Morgan Smith Goodwin is gorgeous and in her commercials she seems to have all kinds of personality. Why can't she be in a sitcom about an actress who makes money doing commercials for a burger place but wants to break out into serious acting. Give her a wacky family and Hollywood humiliation and it will be a huge hate. She can't keep her figure forever with the way she chows down on those double burgers with cheese.
Of all the possible logos for a company that sells fast food. Why not a cute cowboy character? Why a hat that can also be turned over to puke into after enjoying ANYTHING at Arby's. They are the exact reason why I hate curly fries. This is garbage food.
He saved McDonaldland with this strong leadership and ruthless ability to make the tough decisions. Government service isn't always pretty but he made a world people like Ronald and Grimace could call home. You know those two retards wouldn't last two seconds in the real world. And Hamburgler? Come on. Beaten to death with a shovel after his first time in lock-up.
As a child I loved collecting this family of characters. I was amazed that while Poppin' Fresh was off doing commercials, he had an entire family at home complete with children and pets and grandparents. Who knew? Famously I collected the entire group only to trade them away to my sister for her Bionic Woman doll and Lindsay Wagner styling head.
Punchy - Lousy THUG. He deserves to be raped in prison. There, I have said it.
Chubby Chicken is the worst kind of corporate opportunist. He realized his own goose was cooked so he put on a hat and apron and ushered his chicken buddies into the ovens - literally. All the while he takes the profits from being the spokes chicken for the company. It's evil but genius. If you people tasted any good with a nice bread coating, I might have done the same.

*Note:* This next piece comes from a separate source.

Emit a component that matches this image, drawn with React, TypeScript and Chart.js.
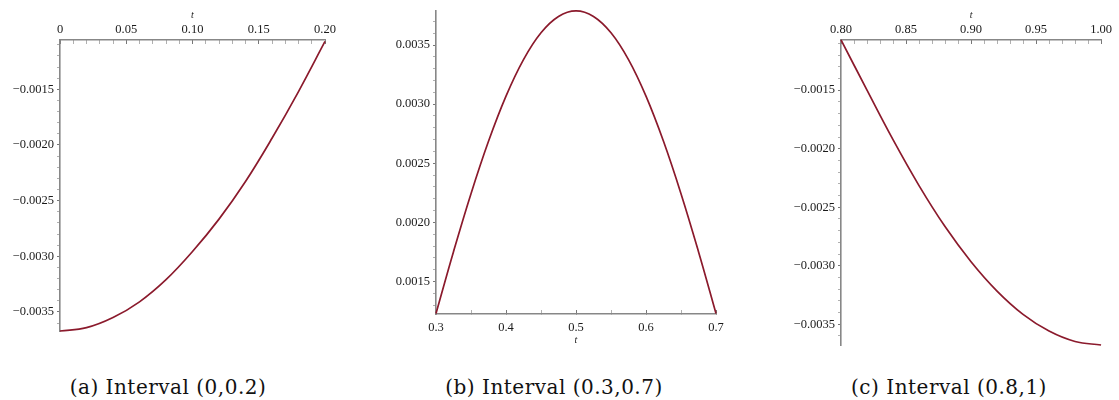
import React, { useEffect, useRef } from "react";
import { Chart, registerables } from "chart.js";
Chart.register(...registerables);

// ---------- data ----------
const tA = [0, 0.02, 0.04, 0.06, 0.08, 0.1, 0.12, 0.14, 0.16, 0.18, 0.2];
const yA = [-0.003671, -0.003641, -0.00355, -0.003409, -0.00321, -0.002957, -0.002666, -0.002328, -0.00194, -0.00152, -0.00107];

const tB = [0.3, 0.325, 0.35, 0.375, 0.4, 0.425, 0.45, 0.475, 0.5, 0.525, 0.55, 0.575, 0.6, 0.625, 0.65, 0.675, 0.7];
const yB = [0.001229, 0.001752, 0.002243, 0.002686, 0.003068, 0.003377, 0.003604, 0.003742, 0.003789, 0.003742, 0.003604, 0.003377, 0.003068, 0.002686, 0.002243, 0.001752, 0.001229];

const tC = [0.8, 0.82, 0.84, 0.86, 0.88, 0.9, 0.92, 0.94, 0.96, 0.98, 1.0];
const yC = [-0.001069, -0.0015, -0.001923, -0.002315, -0.002665, -0.002965, -0.003216, -0.003415, -0.003558, -0.003647, -0.003677];

// ---------- ticks ----------
const xTicksA = [0, 0.01, 0.02, 0.03, 0.04, 0.05, 0.06, 0.07, 0.08, 0.09, 0.1, 0.11, 0.12, 0.13, 0.14, 0.15, 0.16, 0.17, 0.18, 0.19, 0.2];
const xMajorA = [0, 0.05, 0.1, 0.15, 0.2];
const xLabelsA = ["0", "0.05", "0.10", "0.15", "0.20"];

const xTicksB = [0.3, 0.35, 0.4, 0.45, 0.5, 0.55, 0.6, 0.65, 0.7];
const xMajorB = [0.3, 0.4, 0.5, 0.6, 0.7];
const xLabelsB = ["0.3", "0.4", "0.5", "0.6", "0.7"];

const xTicksC = [0.8, 0.81, 0.82, 0.83, 0.84, 0.85, 0.86, 0.87, 0.88, 0.89, 0.9, 0.91, 0.92, 0.93, 0.94, 0.95, 0.96, 0.97, 0.98, 0.99, 1.0];
const xMajorC = [0.8, 0.85, 0.9, 0.95, 1.0];
const xLabelsC = ["0.80", "0.85", "0.90", "0.95", "1.00"];

const yTicksNeg = [-0.0036, -0.0035, -0.0034, -0.0033, -0.0032, -0.0031, -0.003, -0.0029, -0.0028, -0.0027, -0.0026, -0.0025, -0.0024, -0.0023, -0.0022, -0.0021, -0.002, -0.0019, -0.0018, -0.0017, -0.0016, -0.0015, -0.0014, -0.0013, -0.0012, -0.0011];
const yMajorNeg = [-0.0035, -0.003, -0.0025, -0.002, -0.0015];
const yLabelsNeg = ["\u22120.0035", "\u22120.0030", "\u22120.0025", "\u22120.0020", "\u22120.0015"];

const yTicksB = [0.0013, 0.0014, 0.0015, 0.0016, 0.0017, 0.0018, 0.0019, 0.002, 0.0021, 0.0022, 0.0023, 0.0024, 0.0025, 0.0026, 0.0027, 0.0028, 0.0029, 0.003, 0.0031, 0.0032, 0.0033, 0.0034, 0.0035, 0.0036, 0.0037];
const yMajorB = [0.0015, 0.002, 0.0025, 0.003, 0.0035];
const yLabelsB = ["0.0015", "0.0020", "0.0025", "0.0030", "0.0035"];

const captions = ["(a) Interval (0,0.2)", "(b) Interval (0.3,0.7)", "(c) Interval (0.8,1)"];

const LINE = "#8b1a2c";
const AXIS = "#878787";
const TEXT = "#1a1a1a";
const TICK_FONT = { family: "'Liberation Serif', 'Times New Roman', serif", size: 12.5 };
const TITLE_FONT = { family: "'Liberation Serif', 'Times New Roman', serif", size: 10, style: "italic" as const };

type PanelCfg = {
  xs: number[]; ys: number[];
  xMin: number; xMax: number; yMin: number; yMax: number;
  xTicks: number[]; xMajor: number[]; xLabels: string[];
  yTicks: number[]; yMajor: number[]; yLabels: string[];
  xPos: "top" | "bottom";
  box: { left: number; top: number; width: number; height: number };
  pad: { left: number; right: number; top: number; bottom: number };
  yAxisW: number; xAxisH: number;
  xLabelPad: number; titlePad: { top: number; bottom: number };
};

const findMajor = (v: number, majors: number[]) => majors.findIndex((m) => Math.abs(m - v) < 1e-9);

function Panel({ cfg }: { cfg: PanelCfg }) {
  const ref = useRef<HTMLCanvasElement>(null);
  useEffect(() => {
    const chart = new Chart(ref.current as HTMLCanvasElement, {
      type: "line",
      data: {
        datasets: [
          {
            data: cfg.xs.map((x, i) => ({ x, y: cfg.ys[i] })),
            borderColor: LINE,
            borderWidth: 1.7,
            pointRadius: 0,
            fill: false,
            tension: 0.4,
            clip: 5,
          } as any,
        ],
      },
      options: {
        responsive: false,
        animation: false,
        devicePixelRatio: 1,
        layout: { padding: cfg.pad },
        plugins: { legend: { display: false }, tooltip: { enabled: false } },
        scales: {
          x: {
            type: "linear",
            position: cfg.xPos,
            min: cfg.xMin,
            max: cfg.xMax,
            afterBuildTicks: (s: any) => {
              s.ticks = cfg.xTicks.map((v) => ({ value: v }));
            },
            afterFit: (s: any) => {
              s.height = cfg.xAxisH;
            },
            grid: {
              display: true,
              drawOnChartArea: false,
              drawTicks: true,
              tickLength: -4,
              tickWidth: 1,
              tickColor: (ctx: any) => (findMajor(ctx.tick?.value, cfg.xMajor) >= 0 ? "#777" : "#b0b0b0"),
            },
            border: { display: true, color: AXIS, width: 1.6 },
            ticks: {
              autoSkip: false,
              maxRotation: 0,
              minRotation: 0,
              padding: cfg.xLabelPad,
              color: TEXT,
              font: TICK_FONT,
              callback: (v: any) => {
                const i = findMajor(Number(v), cfg.xMajor);
                return i >= 0 ? cfg.xLabels[i] : "";
              },
            },
            title: { display: true, text: "t", color: TEXT, font: TITLE_FONT, padding: cfg.titlePad },
          },
          y: {
            type: "linear",
            position: "left",
            min: cfg.yMin,
            max: cfg.yMax,
            afterBuildTicks: (s: any) => {
              s.ticks = cfg.yTicks.map((v) => ({ value: v }));
            },
            afterFit: (s: any) => {
              s.width = cfg.yAxisW;
            },
            grid: {
              display: true,
              drawOnChartArea: false,
              drawTicks: true,
              tickLength: 3,
              tickWidth: 1,
              tickColor: (ctx: any) => (findMajor(ctx.tick?.value, cfg.yMajor) >= 0 ? "#777" : "#b0b0b0"),
            },
            border: { display: true, color: AXIS, width: 1.6 },
            ticks: {
              autoSkip: false,
              padding: 3,
              color: TEXT,
              font: TICK_FONT,
              callback: (v: any) => {
                const i = findMajor(Number(v), cfg.yMajor);
                return i >= 0 ? cfg.yLabels[i] : "";
              },
            },
          },
        },
      },
    });
    return () => chart.destroy();
  }, []);
  return (
    <canvas
      ref={ref}
      width={cfg.box.width}
      height={cfg.box.height}
      style={{ position: "absolute", left: cfg.box.left, top: cfg.box.top, width: cfg.box.width, height: cfg.box.height }}
    />
  );
}

const panels: PanelCfg[] = [
  {
    xs: tA, ys: yA, xMin: 0, xMax: 0.2, yMin: -0.003671, yMax: -0.001057,
    xTicks: xTicksA, xMajor: xMajorA, xLabels: xLabelsA,
    yTicks: yTicksNeg, yMajor: yMajorNeg, yLabels: yLabelsNeg,
    xPos: "top",
    box: { left: 0, top: 0, width: 360, height: 345 },
    pad: { left: 0, right: 35, top: 0, bottom: 14 },
    yAxisW: 60, xAxisH: 40, xLabelPad: 7, titlePad: { top: 9, bottom: 0 },
  },
  {
    xs: tB, ys: yB, xMin: 0.3, xMax: 0.7, yMin: 0.001225, yMax: 0.003792,
    xTicks: xTicksB, xMajor: xMajorB, xLabels: xLabelsB,
    yTicks: yTicksB, yMajor: yMajorB, yLabels: yLabelsB,
    xPos: "bottom",
    box: { left: 376, top: 0, width: 360, height: 350 },
    pad: { left: 0, right: 20, top: 10, bottom: 0 },
    yAxisW: 60, xAxisH: 36, xLabelPad: 10, titlePad: { top: 0, bottom: 4 },
  },
  {
    xs: tC, ys: yC, xMin: 0.8, xMax: 1.0, yMin: -0.003677, yMax: -0.001071,
    xTicks: xTicksC, xMajor: xMajorC, xLabels: xLabelsC,
    yTicks: yTicksNeg, yMajor: yMajorNeg, yLabels: yLabelsNeg,
    xPos: "top",
    box: { left: 780, top: 0, width: 339, height: 360 },
    pad: { left: 0, right: 12, top: 0, bottom: 15 },
    yAxisW: 61, xAxisH: 40, xLabelPad: 7, titlePad: { top: 9, bottom: 0 },
  },
];

const captionCenters = [168, 554, 949];

export default function App() {
  return (
    <div style={{ position: "absolute", left: 0, top: 0, width: 1119, height: 400, background: "#fff", overflow: "hidden" }}>
      {panels.map((p, i) => (
        <Panel key={i} cfg={p} />
      ))}
      {captions.map((c, i) => (
        <div
          key={c}
          style={{
            position: "absolute",
            left: captionCenters[i] - 200,
            width: 400,
            top: 375,
            lineHeight: "24px",
            textAlign: "center",
            fontFamily: "'DejaVu Serif', serif",
            fontSize: 20,
            letterSpacing: 0.5,
            color: "#111",
            whiteSpace: "nowrap",
          }}
        >
          {c}
        </div>
      ))}
    </div>
  );
}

Of course the greatest Food Mascot is Boo Berry - the Peter Laurie of cereal spokescreatures. I love how smooth and cool he always was. The cereal didn't have any kind of distinctive taste but I choose it over the other monster themed cereals every time. Fruit Brute would be my next flavor but they all taste the same. Except for Count Chocula. I am not a fan of chocolate in my cereal.
I just wrote this post to focus my thoughts for once. So if you hear many of these same points don't judge me. I care about doing a good job so preparation is key. I hope enough others show up to make the conversation interesting. I fear I may have joined a sinking ship. I remember how that turned out for Jack and Rose.
We just finished our three person podcast. I thought I did good but I could hear some audio delay which wasn't helped by my butting into conversations. I hope next time we have a much larger team to talk with and with Halloween coming up that will no doubt be the case. But thanks to Chris and Erik. I have been learning a lot about podcasting and if I am learning then I am happy.
I will let you all know when you can hear this episode if the technical difficulties don't force us to scrap the whole thing.
6 comments:
Wait... wha-? I thought you and GF were splitsville. When did this reconciliation occur? Happy to hear it, it's just... sudden.
btw when does your solo podcast go live?
They asked me to join for the Infinity War broadcast so I took the high ground.
Podcast hopefully by this summer. The process of creation continues.
Hey, is Boo Berry enjoying a nice SMOKE in that one image? Don't see many kids' mascots doing THAT anymore.
And hey, in the IW podcast, mention Starbucks -- I DARES YA!
McCheese was a goddamn shill for big government only to line his own greasy pockets and you know it.
This again?? You will never understand. Maybe Big Mac should come over and explain it all to you.
Oh I see. Get the muscle to rough up anyone who speaks out against Grand Leader? Not this year.